## DO THIS
Everything from the first line of the data below through the line that contains "const SX = 1.12;" should be written out exactly, please, and nothing more; the pictures stay out.

## SUPPLIED RECORDS
....................

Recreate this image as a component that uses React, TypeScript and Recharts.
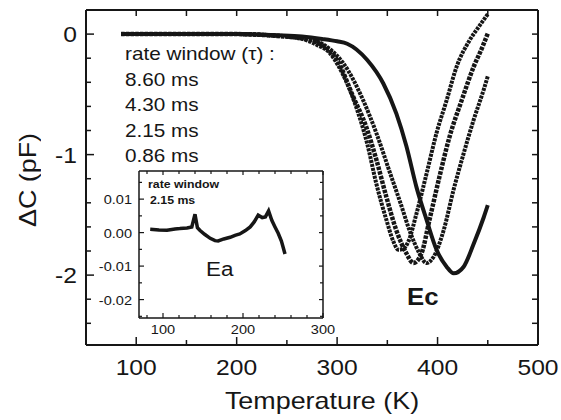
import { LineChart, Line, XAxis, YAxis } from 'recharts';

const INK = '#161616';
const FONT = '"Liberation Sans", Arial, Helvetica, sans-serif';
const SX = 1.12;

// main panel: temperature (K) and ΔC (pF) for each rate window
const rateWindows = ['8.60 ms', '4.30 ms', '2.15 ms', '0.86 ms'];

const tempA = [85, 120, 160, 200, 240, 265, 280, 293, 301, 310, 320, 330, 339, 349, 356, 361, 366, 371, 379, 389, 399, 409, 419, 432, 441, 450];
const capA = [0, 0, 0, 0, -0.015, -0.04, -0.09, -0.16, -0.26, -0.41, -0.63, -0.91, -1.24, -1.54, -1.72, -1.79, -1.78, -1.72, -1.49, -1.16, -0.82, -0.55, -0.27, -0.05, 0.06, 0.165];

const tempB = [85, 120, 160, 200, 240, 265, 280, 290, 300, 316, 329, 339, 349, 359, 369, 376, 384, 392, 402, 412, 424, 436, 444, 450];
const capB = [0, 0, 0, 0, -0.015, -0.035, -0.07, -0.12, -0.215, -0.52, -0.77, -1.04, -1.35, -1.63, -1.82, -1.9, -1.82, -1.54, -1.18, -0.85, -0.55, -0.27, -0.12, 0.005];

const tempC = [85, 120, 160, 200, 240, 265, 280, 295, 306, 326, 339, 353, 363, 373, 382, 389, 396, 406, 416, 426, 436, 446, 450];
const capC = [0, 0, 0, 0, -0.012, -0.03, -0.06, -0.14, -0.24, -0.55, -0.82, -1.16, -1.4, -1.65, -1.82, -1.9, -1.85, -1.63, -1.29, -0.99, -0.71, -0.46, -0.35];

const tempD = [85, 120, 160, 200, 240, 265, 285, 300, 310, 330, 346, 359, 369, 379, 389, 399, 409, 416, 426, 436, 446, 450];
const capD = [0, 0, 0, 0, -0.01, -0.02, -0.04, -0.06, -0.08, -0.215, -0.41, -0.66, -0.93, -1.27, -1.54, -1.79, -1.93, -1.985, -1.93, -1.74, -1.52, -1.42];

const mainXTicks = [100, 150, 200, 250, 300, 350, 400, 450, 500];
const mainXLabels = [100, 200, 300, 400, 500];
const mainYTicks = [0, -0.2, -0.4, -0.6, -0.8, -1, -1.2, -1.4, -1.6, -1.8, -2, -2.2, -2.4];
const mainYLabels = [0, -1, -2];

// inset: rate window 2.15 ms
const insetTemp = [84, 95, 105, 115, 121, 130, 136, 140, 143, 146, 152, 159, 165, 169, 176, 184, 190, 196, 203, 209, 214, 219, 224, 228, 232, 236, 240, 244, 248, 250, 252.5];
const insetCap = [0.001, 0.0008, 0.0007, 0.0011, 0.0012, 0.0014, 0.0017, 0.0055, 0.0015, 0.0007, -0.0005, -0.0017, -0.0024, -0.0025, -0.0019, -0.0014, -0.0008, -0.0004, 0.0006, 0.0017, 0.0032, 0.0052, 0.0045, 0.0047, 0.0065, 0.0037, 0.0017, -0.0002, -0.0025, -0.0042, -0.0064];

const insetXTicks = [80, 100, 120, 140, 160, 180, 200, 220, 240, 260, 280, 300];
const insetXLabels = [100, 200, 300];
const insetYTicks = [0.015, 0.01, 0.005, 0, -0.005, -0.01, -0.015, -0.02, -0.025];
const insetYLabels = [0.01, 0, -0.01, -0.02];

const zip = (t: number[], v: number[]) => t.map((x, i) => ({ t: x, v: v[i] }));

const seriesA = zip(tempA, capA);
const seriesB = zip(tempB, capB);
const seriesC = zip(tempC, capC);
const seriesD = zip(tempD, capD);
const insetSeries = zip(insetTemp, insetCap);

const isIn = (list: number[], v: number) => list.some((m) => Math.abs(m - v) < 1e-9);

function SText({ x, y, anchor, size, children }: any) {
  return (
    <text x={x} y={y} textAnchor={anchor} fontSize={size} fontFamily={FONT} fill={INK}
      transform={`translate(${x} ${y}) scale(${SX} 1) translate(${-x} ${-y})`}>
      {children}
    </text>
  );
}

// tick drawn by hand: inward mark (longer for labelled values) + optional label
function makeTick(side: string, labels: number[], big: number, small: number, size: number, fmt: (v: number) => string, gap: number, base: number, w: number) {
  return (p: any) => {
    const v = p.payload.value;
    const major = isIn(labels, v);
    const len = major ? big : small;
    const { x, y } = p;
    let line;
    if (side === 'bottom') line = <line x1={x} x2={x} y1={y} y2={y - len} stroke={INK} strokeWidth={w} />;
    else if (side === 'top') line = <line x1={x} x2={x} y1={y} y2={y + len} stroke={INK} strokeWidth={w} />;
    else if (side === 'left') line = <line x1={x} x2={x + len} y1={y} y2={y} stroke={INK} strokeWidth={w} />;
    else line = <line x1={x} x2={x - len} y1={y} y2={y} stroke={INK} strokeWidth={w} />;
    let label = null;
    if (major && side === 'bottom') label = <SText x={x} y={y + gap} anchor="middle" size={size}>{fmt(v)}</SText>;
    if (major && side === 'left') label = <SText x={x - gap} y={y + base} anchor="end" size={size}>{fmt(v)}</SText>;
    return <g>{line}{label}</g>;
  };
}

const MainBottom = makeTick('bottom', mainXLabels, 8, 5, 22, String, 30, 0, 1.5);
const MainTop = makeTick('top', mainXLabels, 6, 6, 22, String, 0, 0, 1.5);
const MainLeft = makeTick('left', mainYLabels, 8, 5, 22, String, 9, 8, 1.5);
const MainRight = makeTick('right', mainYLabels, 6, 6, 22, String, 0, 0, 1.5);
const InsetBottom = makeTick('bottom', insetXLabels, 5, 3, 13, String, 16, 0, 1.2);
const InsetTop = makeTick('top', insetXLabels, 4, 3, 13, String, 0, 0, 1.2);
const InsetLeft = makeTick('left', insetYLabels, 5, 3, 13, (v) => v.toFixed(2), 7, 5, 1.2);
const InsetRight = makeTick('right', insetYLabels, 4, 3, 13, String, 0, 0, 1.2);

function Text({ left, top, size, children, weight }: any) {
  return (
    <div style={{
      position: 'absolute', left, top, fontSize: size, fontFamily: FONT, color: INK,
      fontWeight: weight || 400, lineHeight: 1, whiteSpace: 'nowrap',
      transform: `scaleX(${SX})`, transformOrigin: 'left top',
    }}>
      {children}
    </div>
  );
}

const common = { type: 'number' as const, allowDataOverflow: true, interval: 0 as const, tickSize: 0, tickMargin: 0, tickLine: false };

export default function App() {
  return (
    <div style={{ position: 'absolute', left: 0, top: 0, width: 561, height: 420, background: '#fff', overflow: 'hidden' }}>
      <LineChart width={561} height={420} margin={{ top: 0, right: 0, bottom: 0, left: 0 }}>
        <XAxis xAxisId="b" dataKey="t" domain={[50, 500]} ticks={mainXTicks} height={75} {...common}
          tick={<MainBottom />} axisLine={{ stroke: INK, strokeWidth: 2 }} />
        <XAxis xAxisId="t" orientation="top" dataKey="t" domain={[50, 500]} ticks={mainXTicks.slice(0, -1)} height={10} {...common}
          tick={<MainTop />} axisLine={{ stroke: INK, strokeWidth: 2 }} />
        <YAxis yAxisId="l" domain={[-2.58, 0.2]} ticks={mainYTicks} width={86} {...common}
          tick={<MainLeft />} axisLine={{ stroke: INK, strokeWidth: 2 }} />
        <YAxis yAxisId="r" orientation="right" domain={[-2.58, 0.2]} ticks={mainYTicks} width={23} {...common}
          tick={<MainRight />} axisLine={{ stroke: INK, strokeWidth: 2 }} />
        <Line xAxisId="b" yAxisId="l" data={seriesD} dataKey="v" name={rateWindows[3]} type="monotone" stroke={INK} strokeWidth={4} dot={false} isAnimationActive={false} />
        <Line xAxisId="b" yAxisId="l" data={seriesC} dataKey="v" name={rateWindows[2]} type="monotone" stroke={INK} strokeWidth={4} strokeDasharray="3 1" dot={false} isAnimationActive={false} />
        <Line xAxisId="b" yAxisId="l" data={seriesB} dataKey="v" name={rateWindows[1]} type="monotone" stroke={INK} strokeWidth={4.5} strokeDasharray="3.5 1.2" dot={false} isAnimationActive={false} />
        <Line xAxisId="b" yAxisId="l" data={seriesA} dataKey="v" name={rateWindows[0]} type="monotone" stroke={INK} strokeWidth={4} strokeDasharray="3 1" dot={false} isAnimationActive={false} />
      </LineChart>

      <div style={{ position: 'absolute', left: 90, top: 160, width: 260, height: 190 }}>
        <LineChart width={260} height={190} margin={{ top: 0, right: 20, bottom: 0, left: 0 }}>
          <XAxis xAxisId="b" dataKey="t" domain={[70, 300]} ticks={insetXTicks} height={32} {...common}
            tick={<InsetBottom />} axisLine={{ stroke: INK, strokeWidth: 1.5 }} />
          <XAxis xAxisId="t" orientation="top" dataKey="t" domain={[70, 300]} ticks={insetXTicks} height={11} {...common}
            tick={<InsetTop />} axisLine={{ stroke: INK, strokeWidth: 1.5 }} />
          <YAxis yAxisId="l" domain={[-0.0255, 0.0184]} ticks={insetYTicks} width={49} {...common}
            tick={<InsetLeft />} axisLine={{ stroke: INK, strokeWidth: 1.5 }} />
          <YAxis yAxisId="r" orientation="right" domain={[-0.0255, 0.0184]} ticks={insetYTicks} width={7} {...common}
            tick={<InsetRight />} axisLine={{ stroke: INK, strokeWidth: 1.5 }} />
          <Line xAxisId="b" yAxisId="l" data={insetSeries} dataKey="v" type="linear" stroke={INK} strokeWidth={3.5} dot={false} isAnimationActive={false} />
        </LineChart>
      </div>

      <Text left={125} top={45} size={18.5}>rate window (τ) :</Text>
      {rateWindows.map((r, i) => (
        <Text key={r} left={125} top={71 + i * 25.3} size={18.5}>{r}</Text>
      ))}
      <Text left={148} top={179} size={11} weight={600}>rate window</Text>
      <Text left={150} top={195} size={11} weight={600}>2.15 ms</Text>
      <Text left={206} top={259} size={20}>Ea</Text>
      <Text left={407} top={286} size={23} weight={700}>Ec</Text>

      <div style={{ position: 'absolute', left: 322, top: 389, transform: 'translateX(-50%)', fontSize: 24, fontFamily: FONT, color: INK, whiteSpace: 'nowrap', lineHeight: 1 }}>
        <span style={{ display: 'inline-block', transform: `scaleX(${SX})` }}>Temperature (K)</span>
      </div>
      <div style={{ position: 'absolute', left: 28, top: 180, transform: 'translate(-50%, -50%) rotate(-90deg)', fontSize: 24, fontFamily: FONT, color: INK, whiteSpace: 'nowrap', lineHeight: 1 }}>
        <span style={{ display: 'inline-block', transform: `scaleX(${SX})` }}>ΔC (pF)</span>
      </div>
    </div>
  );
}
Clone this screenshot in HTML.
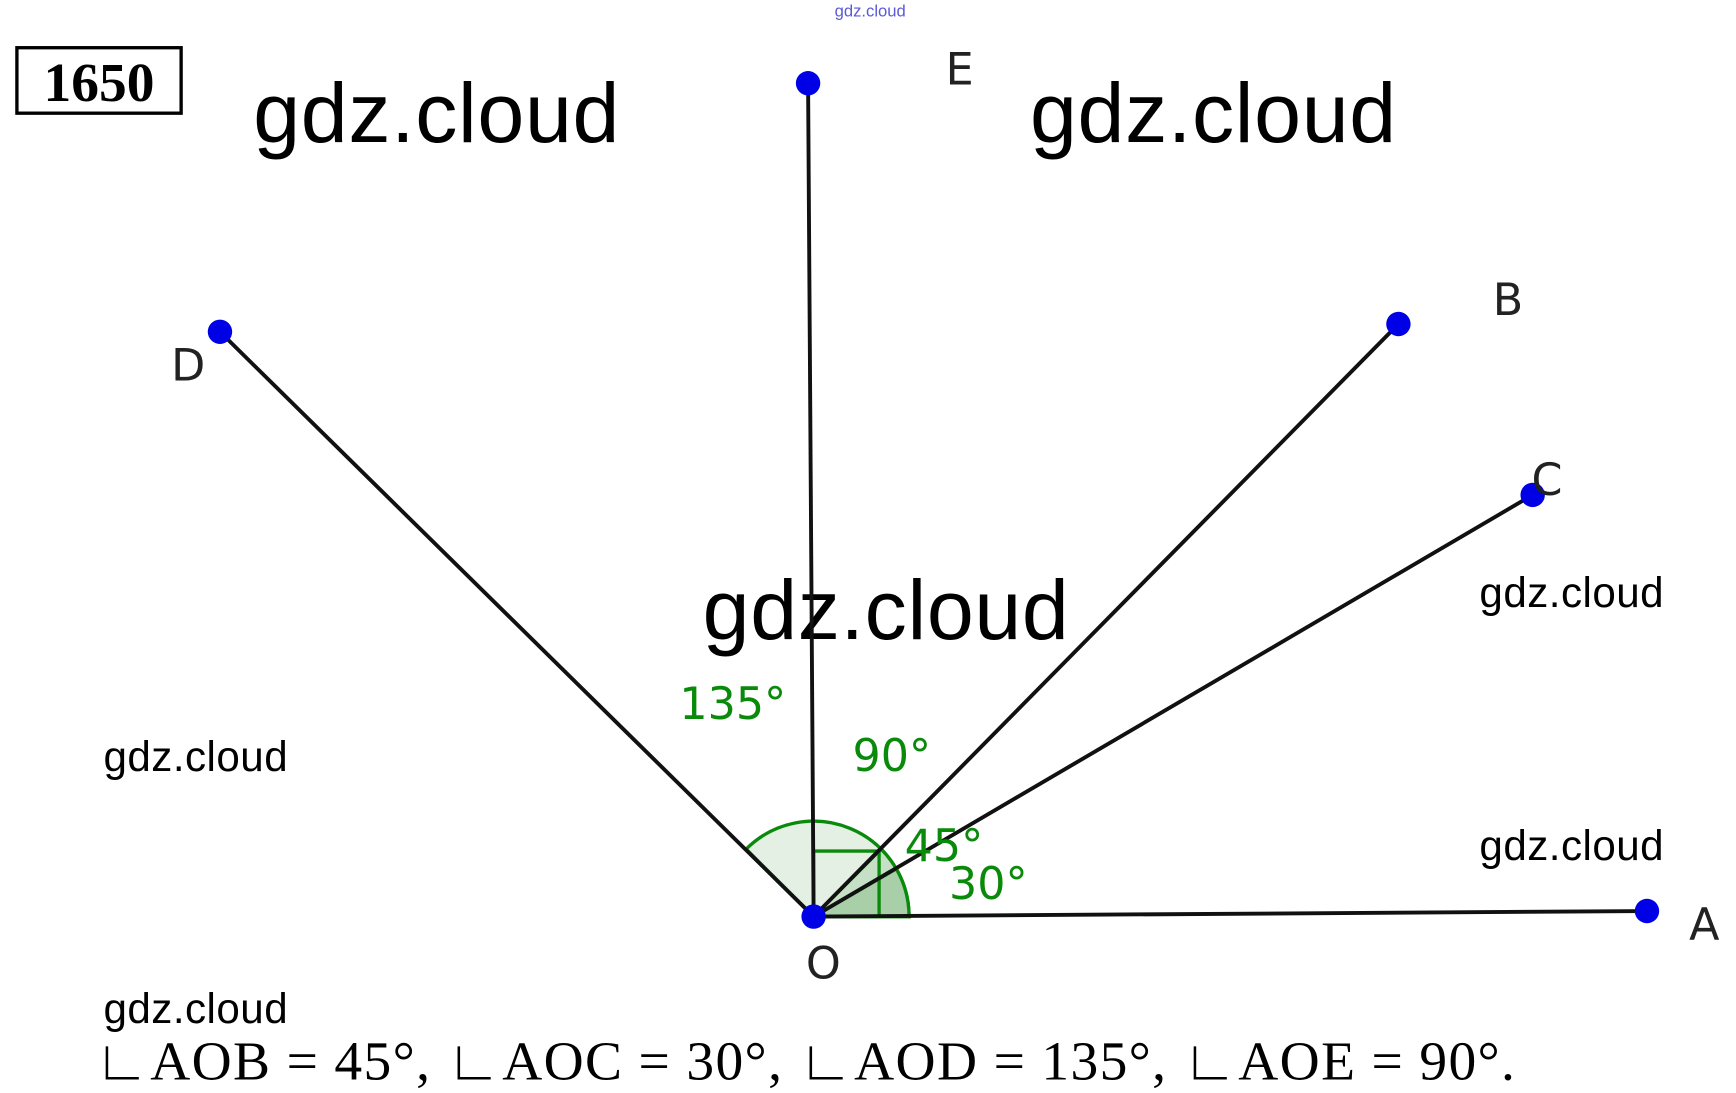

....................

## TASK ANSWER
Recreate this image as a component that uses React, TypeScript and Recharts.
import { LineChart, Line, XAxis, YAxis } from 'recharts';

const INK = '#161616';
const FONT = '"Liberation Sans", Arial, Helvetica, sans-serif';
const SX = 1.12;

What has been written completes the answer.